Never one to shy away from lively prints and color combinations, One Imaginary Girl calls upon designs of the past. I guarantee designer Sarah Donofrio loves to rifle through vintage stores and old Vogues for inspiration. One minute there were metallic shift dresses and bomber jackets, the next, a power clash of mod prints and extra-large resin earrings. I especially loved the yellow dress with bishop sleeves and matching socks. Though the color palette was all over the place, Donofrio successfully pulled the collection together though silhouette and styling. One criticism: The video needed to pair with collection. The video depicted Donofrio “imagining” the collection, then sketching. This was information we could have guessed on our own, and a missed opportunity to tie the clothing to the brand.

Easily one of the most memorable collections of the night, Moirai garments were effortlessly draped in luxurious fabrics and creative silhouettes. I loved the juxtaposition of the dolman-sleeved tops with soft voluminous tulle skirts. The drapery was exquisite and relaxed; it just fell from the body in knots and pleats. Elements that would normally work against each other found harmony.
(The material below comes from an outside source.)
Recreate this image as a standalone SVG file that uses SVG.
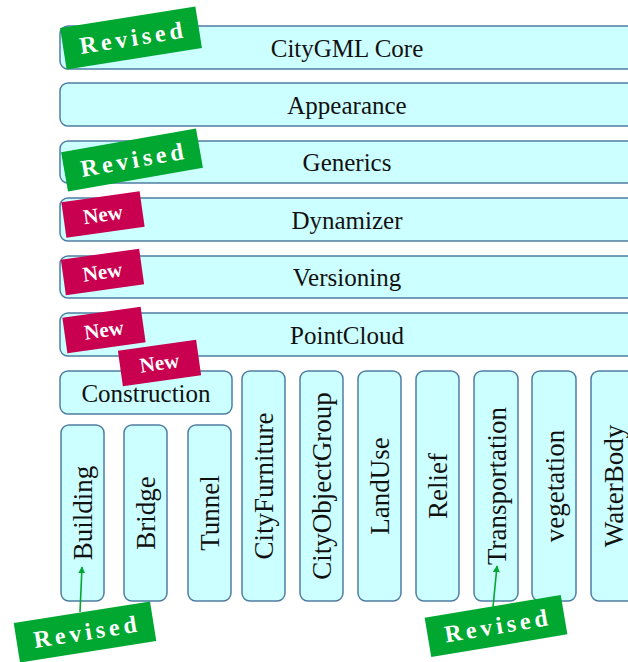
<svg xmlns="http://www.w3.org/2000/svg" width="628" height="662" viewBox="0 0 628 662">
<defs>
<style>
.box{fill:#CCFFFF;stroke:#4F7EA2;stroke-width:1.5}
text{font-family:'Liberation Serif','Times New Roman','DejaVu Serif',serif}
.lbl{font-size:25px;fill:#111;text-anchor:middle}
.vl{font-size:27px;fill:#111;text-anchor:middle}
.rev{fill:#00A832}
.new{fill:#C9004F}
.rt{font-size:24px;font-weight:bold;fill:#fff;text-anchor:middle;letter-spacing:4px}
.nt{font-size:21px;font-weight:bold;fill:#fff;text-anchor:middle}
.arr{stroke:#00A832;stroke-width:1.6;fill:none}
</style>
<marker id="ah" viewBox="0 0 10 10" refX="9" refY="5" markerWidth="7" markerHeight="7" orient="auto" markerUnits="userSpaceOnUse">
<path d="M0,0 L10,5 L0,10 z" fill="#00A832"/>
</marker>
</defs>
<rect width="628" height="662" fill="#fff"/>

<g id="core"><rect class="box" x="60" y="26" width="580" height="43" rx="8"/><text class="lbl" x="347" y="57" font-family="Liberation Serif, serif">CityGML Core</text></g>
<g id="appearance"><rect class="box" x="60" y="83" width="580" height="43" rx="8"/><text class="lbl" x="347" y="114">Appearance</text></g>
<g id="generics"><rect class="box" x="60" y="141" width="580" height="42" rx="8"/><text class="lbl" x="347" y="171">Generics</text></g>
<g id="dynamizer"><rect class="box" x="60" y="198" width="580" height="43" rx="8"/><text class="lbl" x="347" y="229">Dynamizer</text></g>
<g id="versioning"><rect class="box" x="60" y="256" width="580" height="42" rx="8"/><text class="lbl" x="347" y="286">Versioning</text></g>
<g id="pointcloud"><rect class="box" x="60" y="313" width="580" height="43" rx="8"/><text class="lbl" x="347" y="344">PointCloud</text></g>
<g id="construction"><rect class="box" x="60" y="371" width="172" height="43" rx="8"/><text class="lbl" x="146" y="402">Construction</text></g>

<g id="building"><rect class="box" x="61" y="425" width="43" height="176" rx="8"/><text class="vl" transform="translate(92,513) rotate(-90)">Building</text></g>
<g id="bridge"><rect class="box" x="124" y="425" width="43" height="176" rx="8"/><text class="vl" transform="translate(155,513) rotate(-90)">Bridge</text></g>
<g id="tunnel"><rect class="box" x="188" y="425" width="43" height="176" rx="8"/><text class="vl" transform="translate(219,513) rotate(-90)">Tunnel</text></g>
<g id="cityfurniture"><rect class="box" x="242" y="371" width="43" height="230" rx="8"/><text class="vl" transform="translate(273,486) rotate(-90)">CityFurniture</text></g>
<g id="cityobjectgroup"><rect class="box" x="300" y="371" width="43" height="230" rx="8"/><text class="vl" transform="translate(331,486) rotate(-90)">CityObjectGroup</text></g>
<g id="landuse"><rect class="box" x="358" y="371" width="43" height="230" rx="8"/><text class="vl" transform="translate(389,486) rotate(-90)">LandUse</text></g>
<g id="relief"><rect class="box" x="416" y="371" width="43" height="230" rx="8"/><text class="vl" transform="translate(447,486) rotate(-90)">Relief</text></g>
<g id="transportation"><rect class="box" x="474" y="371" width="44" height="230" rx="8"/><text class="vl" transform="translate(506,486) rotate(-90)">Transportation</text></g>
<g id="vegetation"><rect class="box" x="532" y="371" width="44" height="230" rx="8"/><text class="vl" transform="translate(564,486) rotate(-90)">vegetation</text></g>
<g id="waterbody"><rect class="box" x="591" y="371" width="44" height="230" rx="8"/><text class="vl" transform="translate(623,486) rotate(-90)">WaterBody</text></g>

<g id="connectors">
<line class="arr" x1="80" y1="612" x2="82" y2="567" marker-end="url(#ah)"/>
<line class="arr" x1="493" y1="607" x2="497" y2="566" marker-end="url(#ah)"/>
</g>

<g id="badge-core" transform="translate(131,38) rotate(-9)"><rect class="rev" x="-68.5" y="-21" width="137" height="42"/><text class="rt" x="2" y="8">Revised</text></g>
<g id="badge-generics" transform="translate(132,160) rotate(-10)"><rect class="rev" x="-68.5" y="-20" width="137" height="40"/><text class="rt" x="2" y="8">Revised</text></g>
<g id="badge-dynamizer" transform="translate(103,214.5) rotate(-8)"><rect class="new" x="-39.5" y="-18" width="79" height="36"/><text class="nt" x="0" y="7">New</text></g>
<g id="badge-versioning" transform="translate(102.5,272) rotate(-8)"><rect class="new" x="-39.5" y="-18" width="79" height="36"/><text class="nt" x="0" y="7">New</text></g>
<g id="badge-pointcloud" transform="translate(104,330) rotate(-8)"><rect class="new" x="-39.5" y="-18" width="79" height="36"/><text class="nt" x="0" y="7">New</text></g>
<g id="badge-construction" transform="translate(159.5,363) rotate(-8)"><rect class="new" x="-39.5" y="-18" width="79" height="36"/><text class="nt" x="0" y="7">New</text></g>
<g id="badge-building" transform="translate(85,632) rotate(-9)"><rect class="rev" x="-69" y="-20" width="138" height="40"/><text class="rt" x="2" y="8">Revised</text></g>
<g id="badge-transportation" transform="translate(496,626) rotate(-9.5)"><rect class="rev" x="-69" y="-20" width="138" height="40"/><text class="rt" x="2" y="8">Revised</text></g>
</svg>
When Sarah Bibb for Folly hit the runway, I was thrilled to see lots of color, but at times it was a punch in the face. The collection had more great moments than bad—like the wide-leg pants with a matching hot pink easy-fit T-shirt—but there were two offenders I can’t get out of my mind: the white-cropped bloomer pants with matching top, and florescent pink and green dress. The bloomers looked like the model was wearing 19th century underwear in heels, while the dress gave your eyes no safe place to rest.


Fräulein Couture’s collection had some fun ideas, but lacked an editing eye and modern touch. When it comes to styling, the hair and makeup was worthy of the Oregon State Fair (butterflies and all). The fabric combinations felt heavy, leaning a bit on the costume side. Mostly I saw the growing pains of a new designer who has ideas, but isn’t sure how to refine them.

That said, I don’t know if any of the designers could’ve come close to what COLTY gave the Fade to Light crowd. The video collaboration with local music artist ESO.XO.SUPREME was like Blow meets Suicide Squad, with sex, drugs, and cash. As the video ended, ESO.XO.SUPREME walked onto the runway performing the original song in a pink leather moto-jacket emblazoned with the COLTY logo. The collection had a playful bondage theme, equipped with leather tassels, body harnesses, and muzzles (everything one needs for a light spanking). My favorite moment was the model strapped into a COLTY harness, carrying a model wearing a full-body latex mermaid bondage suit. The collection was cohesive, provided a strong viewpoint, and the performance aspect was fun as well, providing surprise after surprise.

It’s impossible not to be proud of our local talent, and I encourage you all to catch the next Fade to Light (coming in August).